Qisda Group announced on 18th January that its Board of Directors has approved the application for a listing and IPO in Hong Kong through its subsidiary BenQ BM Holding Cayman Corp., which will be proposed for approval at the first annual shareholder meeting on 14th March 2024.
BenQ Medical Center currently owns two major teaching hospitals, Nanjing BenQ Medical Center and Suzhou BenQ Medical Center, and has invested in a hospital in Guangxi. The medical centre is the largest business unit within Qisda Group and spearheads Qisda's operation in the healthcare industry.
According to Qisda, the listing and IPO will enable BenQ Medical Center to raise funds from diversified sources to strengthen its capital and optimise its financial structure, with a view to further expanding the hospital's scale, increasing the number of hospital beds and introducing specialised medical teams and equipment.

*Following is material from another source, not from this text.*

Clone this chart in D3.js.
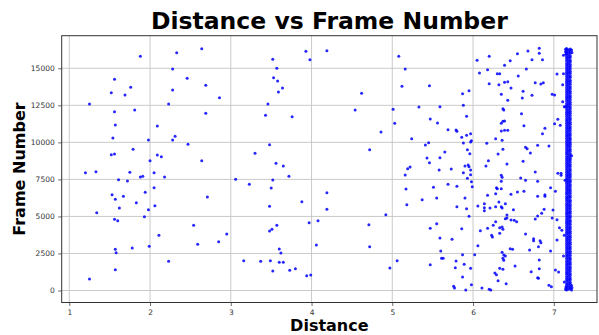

In addition, the listing and IPO will also effectively enhance the visibility of Qisda Group in the healthcare business and attract more talents, which will be conducive to increasing the Group's revenue and profitability, and is expected to accelerate the growth momentum for future operations and pursue the best interests of shareholders.
According to sources, the IPO will be priced at US$1 per share. The number of new shares is expected to represent approximately 10-25% of the group's total shareholding after the issue, which will result in a reduction of Qisda's shareholding in BenQ Medical Center by 9.5-23.75%.